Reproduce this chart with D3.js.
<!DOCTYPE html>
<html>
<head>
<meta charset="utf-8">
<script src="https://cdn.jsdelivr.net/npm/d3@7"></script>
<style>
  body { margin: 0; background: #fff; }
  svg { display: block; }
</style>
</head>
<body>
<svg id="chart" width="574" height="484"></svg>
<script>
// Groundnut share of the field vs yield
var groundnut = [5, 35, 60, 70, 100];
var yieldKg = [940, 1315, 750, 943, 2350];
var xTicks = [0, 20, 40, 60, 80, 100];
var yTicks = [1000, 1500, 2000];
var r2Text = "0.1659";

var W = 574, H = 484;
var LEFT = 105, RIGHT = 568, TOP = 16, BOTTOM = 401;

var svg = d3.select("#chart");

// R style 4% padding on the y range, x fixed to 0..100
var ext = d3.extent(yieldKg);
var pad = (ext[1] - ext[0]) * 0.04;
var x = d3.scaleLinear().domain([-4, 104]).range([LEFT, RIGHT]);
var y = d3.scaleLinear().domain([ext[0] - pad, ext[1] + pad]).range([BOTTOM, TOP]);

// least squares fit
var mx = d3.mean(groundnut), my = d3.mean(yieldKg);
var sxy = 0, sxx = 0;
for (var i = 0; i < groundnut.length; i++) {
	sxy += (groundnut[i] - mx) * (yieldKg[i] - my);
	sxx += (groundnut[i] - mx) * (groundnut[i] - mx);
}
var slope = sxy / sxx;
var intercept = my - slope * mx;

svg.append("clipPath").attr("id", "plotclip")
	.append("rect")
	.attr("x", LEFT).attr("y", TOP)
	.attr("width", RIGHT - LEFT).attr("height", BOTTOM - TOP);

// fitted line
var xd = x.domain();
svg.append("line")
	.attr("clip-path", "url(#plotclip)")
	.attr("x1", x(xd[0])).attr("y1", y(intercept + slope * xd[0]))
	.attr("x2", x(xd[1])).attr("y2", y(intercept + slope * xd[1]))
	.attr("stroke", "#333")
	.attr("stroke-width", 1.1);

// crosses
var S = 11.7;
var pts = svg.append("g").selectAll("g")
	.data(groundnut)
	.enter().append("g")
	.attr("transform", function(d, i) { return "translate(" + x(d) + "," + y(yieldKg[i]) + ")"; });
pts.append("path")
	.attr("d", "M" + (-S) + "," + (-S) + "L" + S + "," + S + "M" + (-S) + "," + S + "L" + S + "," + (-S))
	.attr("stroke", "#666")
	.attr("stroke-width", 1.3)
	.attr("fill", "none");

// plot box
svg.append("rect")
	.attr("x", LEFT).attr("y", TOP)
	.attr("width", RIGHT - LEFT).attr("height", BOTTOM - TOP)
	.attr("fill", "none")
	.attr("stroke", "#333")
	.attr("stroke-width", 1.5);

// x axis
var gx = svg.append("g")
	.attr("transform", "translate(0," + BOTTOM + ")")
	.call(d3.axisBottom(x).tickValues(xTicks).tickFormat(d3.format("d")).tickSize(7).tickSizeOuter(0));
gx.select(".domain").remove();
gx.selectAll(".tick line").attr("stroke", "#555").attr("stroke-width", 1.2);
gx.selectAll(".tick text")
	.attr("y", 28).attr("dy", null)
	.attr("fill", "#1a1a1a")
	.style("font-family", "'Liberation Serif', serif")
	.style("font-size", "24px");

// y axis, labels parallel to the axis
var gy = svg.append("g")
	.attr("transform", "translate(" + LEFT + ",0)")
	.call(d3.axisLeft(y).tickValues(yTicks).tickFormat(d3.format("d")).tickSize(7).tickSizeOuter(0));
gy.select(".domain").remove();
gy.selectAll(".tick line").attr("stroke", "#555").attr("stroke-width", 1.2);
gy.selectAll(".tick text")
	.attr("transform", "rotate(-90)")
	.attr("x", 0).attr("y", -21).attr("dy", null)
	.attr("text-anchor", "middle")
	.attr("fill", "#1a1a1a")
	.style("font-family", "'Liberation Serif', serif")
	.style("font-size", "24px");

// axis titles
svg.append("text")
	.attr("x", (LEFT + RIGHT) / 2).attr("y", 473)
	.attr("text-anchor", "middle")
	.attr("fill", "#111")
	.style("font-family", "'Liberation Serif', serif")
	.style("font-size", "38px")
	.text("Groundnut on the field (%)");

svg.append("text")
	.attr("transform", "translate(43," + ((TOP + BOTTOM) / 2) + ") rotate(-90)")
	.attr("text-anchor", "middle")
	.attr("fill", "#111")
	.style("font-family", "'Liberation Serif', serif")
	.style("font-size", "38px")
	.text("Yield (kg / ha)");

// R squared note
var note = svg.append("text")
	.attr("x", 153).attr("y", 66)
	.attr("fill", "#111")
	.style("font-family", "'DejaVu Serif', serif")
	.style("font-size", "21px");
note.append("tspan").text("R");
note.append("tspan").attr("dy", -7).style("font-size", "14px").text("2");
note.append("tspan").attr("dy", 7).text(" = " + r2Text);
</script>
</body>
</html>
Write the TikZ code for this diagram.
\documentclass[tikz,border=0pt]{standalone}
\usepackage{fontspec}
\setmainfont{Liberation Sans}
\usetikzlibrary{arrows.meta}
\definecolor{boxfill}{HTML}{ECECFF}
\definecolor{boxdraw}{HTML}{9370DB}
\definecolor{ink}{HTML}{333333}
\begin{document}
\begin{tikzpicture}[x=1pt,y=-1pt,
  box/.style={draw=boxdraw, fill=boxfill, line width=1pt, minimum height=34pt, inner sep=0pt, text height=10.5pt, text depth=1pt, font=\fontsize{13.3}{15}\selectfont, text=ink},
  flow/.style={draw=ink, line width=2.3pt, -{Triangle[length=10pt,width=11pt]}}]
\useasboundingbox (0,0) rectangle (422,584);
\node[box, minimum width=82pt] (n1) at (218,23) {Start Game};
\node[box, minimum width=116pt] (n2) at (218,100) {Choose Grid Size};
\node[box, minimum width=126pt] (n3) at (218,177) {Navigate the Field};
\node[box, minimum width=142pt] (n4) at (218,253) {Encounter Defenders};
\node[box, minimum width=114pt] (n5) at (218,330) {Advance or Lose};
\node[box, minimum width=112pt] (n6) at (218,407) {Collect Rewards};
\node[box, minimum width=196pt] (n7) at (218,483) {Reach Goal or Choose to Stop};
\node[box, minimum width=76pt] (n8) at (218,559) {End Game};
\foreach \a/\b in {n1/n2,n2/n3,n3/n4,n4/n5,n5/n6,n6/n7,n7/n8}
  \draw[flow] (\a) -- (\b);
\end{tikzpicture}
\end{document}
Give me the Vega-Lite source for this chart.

.....

The listing above must be transcribed exactly, line by line.

Reproduce this chart with D3.js.
<!DOCTYPE html>
<html>
<head>
<meta charset="utf-8">
<script src="https://cdn.jsdelivr.net/npm/d3@7"></script>
<style>
  body { margin: 0; background: #fff; }
  svg { display: block; }
</style>
</head>
<body>
<svg id="chart" width="574" height="484"></svg>
<script>
// Groundnut share of the field vs yield
var groundnut = [5, 35, 60, 70, 100];
var yieldKg = [940, 1315, 750, 943, 2350];
var xTicks = [0, 20, 40, 60, 80, 100];
var yTicks = [1000, 1500, 2000];
var r2Text = "0.1659";

var W = 574, H = 484;
var LEFT = 105, RIGHT = 568, TOP = 16, BOTTOM = 401;

var svg = d3.select("#chart");

// R style 4% padding on the y range, x fixed to 0..100
var ext = d3.extent(yieldKg);
var pad = (ext[1] - ext[0]) * 0.04;
var x = d3.scaleLinear().domain([-4, 104]).range([LEFT, RIGHT]);
var y = d3.scaleLinear().domain([ext[0] - pad, ext[1] + pad]).range([BOTTOM, TOP]);

// least squares fit
var mx = d3.mean(groundnut), my = d3.mean(yieldKg);
var sxy = 0, sxx = 0;
for (var i = 0; i < groundnut.length; i++) {
	sxy += (groundnut[i] - mx) * (yieldKg[i] - my);
	sxx += (groundnut[i] - mx) * (groundnut[i] - mx);
}
var slope = sxy / sxx;
var intercept = my - slope * mx;

svg.append("clipPath").attr("id", "plotclip")
	.append("rect")
	.attr("x", LEFT).attr("y", TOP)
	.attr("width", RIGHT - LEFT).attr("height", BOTTOM - TOP);

// fitted line
var xd = x.domain();
svg.append("line")
	.attr("clip-path", "url(#plotclip)")
	.attr("x1", x(xd[0])).attr("y1", y(intercept + slope * xd[0]))
	.attr("x2", x(xd[1])).attr("y2", y(intercept + slope * xd[1]))
	.attr("stroke", "#333")
	.attr("stroke-width", 1.1);

// crosses
var S = 11.7;
var pts = svg.append("g").selectAll("g")
	.data(groundnut)
	.enter().append("g")
	.attr("transform", function(d, i) { return "translate(" + x(d) + "," + y(yieldKg[i]) + ")"; });
pts.append("path")
	.attr("d", "M" + (-S) + "," + (-S) + "L" + S + "," + S + "M" + (-S) + "," + S + "L" + S + "," + (-S))
	.attr("stroke", "#666")
	.attr("stroke-width", 1.3)
	.attr("fill", "none");

// plot box
svg.append("rect")
	.attr("x", LEFT).attr("y", TOP)
	.attr("width", RIGHT - LEFT).attr("height", BOTTOM - TOP)
	.attr("fill", "none")
	.attr("stroke", "#333")
	.attr("stroke-width", 1.5);

// x axis
var gx = svg.append("g")
	.attr("transform", "translate(0," + BOTTOM + ")")
	.call(d3.axisBottom(x).tickValues(xTicks).tickFormat(d3.format("d")).tickSize(7).tickSizeOuter(0));
gx.select(".domain").remove();
gx.selectAll(".tick line").attr("stroke", "#555").attr("stroke-width", 1.2);
gx.selectAll(".tick text")
	.attr("y", 28).attr("dy", null)
	.attr("fill", "#1a1a1a")
	.style("font-family", "'Liberation Serif', serif")
	.style("font-size", "24px");

// y axis, labels parallel to the axis
var gy = svg.append("g")
	.attr("transform", "translate(" + LEFT + ",0)")
	.call(d3.axisLeft(y).tickValues(yTicks).tickFormat(d3.format("d")).tickSize(7).tickSizeOuter(0));
gy.select(".domain").remove();
gy.selectAll(".tick line").attr("stroke", "#555").attr("stroke-width", 1.2);
gy.selectAll(".tick text")
	.attr("transform", "rotate(-90)")
	.attr("x", 0).attr("y", -21).attr("dy", null)
	.attr("text-anchor", "middle")
	.attr("fill", "#1a1a1a")
	.style("font-family", "'Liberation Serif', serif")
	.style("font-size", "24px");

// axis titles
svg.append("text")
	.attr("x", (LEFT + RIGHT) / 2).attr("y", 473)
	.attr("text-anchor", "middle")
	.attr("fill", "#111")
	.style("font-family", "'Liberation Serif', serif")
	.style("font-size", "38px")
	.text("Groundnut on the field (%)");

svg.append("text")
	.attr("transform", "translate(43," + ((TOP + BOTTOM) / 2) + ") rotate(-90)")
	.attr("text-anchor", "middle")
	.attr("fill", "#111")
	.style("font-family", "'Liberation Serif', serif")
	.style("font-size", "38px")
	.text("Yield (kg / ha)");

// R squared note
var note = svg.append("text")
	.attr("x", 153).attr("y", 66)
	.attr("fill", "#111")
	.style("font-family", "'DejaVu Serif', serif")
	.style("font-size", "21px");
note.append("tspan").text("R");
note.append("tspan").attr("dy", -7).style("font-size", "14px").text("2");
note.append("tspan").attr("dy", 7).text(" = " + r2Text);
</script>
</body>
</html>
Write the TikZ code for this diagram.
\documentclass[tikz,border=0pt]{standalone}
\usepackage{fontspec}
\setmainfont{Liberation Sans}
\usetikzlibrary{arrows.meta}
\definecolor{boxfill}{HTML}{ECECFF}
\definecolor{boxdraw}{HTML}{9370DB}
\definecolor{ink}{HTML}{333333}
\begin{document}
\begin{tikzpicture}[x=1pt,y=-1pt,
  box/.style={draw=boxdraw, fill=boxfill, line width=1pt, minimum height=34pt, inner sep=0pt, text height=10.5pt, text depth=1pt, font=\fontsize{13.3}{15}\selectfont, text=ink},
  flow/.style={draw=ink, line width=2.3pt, -{Triangle[length=10pt,width=11pt]}}]
\useasboundingbox (0,0) rectangle (422,584);
\node[box, minimum width=82pt] (n1) at (218,23) {Start Game};
\node[box, minimum width=116pt] (n2) at (218,100) {Choose Grid Size};
\node[box, minimum width=126pt] (n3) at (218,177) {Navigate the Field};
\node[box, minimum width=142pt] (n4) at (218,253) {Encounter Defenders};
\node[box, minimum width=114pt] (n5) at (218,330) {Advance or Lose};
\node[box, minimum width=112pt] (n6) at (218,407) {Collect Rewards};
\node[box, minimum width=196pt] (n7) at (218,483) {Reach Goal or Choose to Stop};
\node[box, minimum width=76pt] (n8) at (218,559) {End Game};
\foreach \a/\b in {n1/n2,n2/n3,n3/n4,n4/n5,n5/n6,n6/n7,n7/n8}
  \draw[flow] (\a) -- (\b);
\end{tikzpicture}
\end{document}
Give me the Vega-Lite source for this chart.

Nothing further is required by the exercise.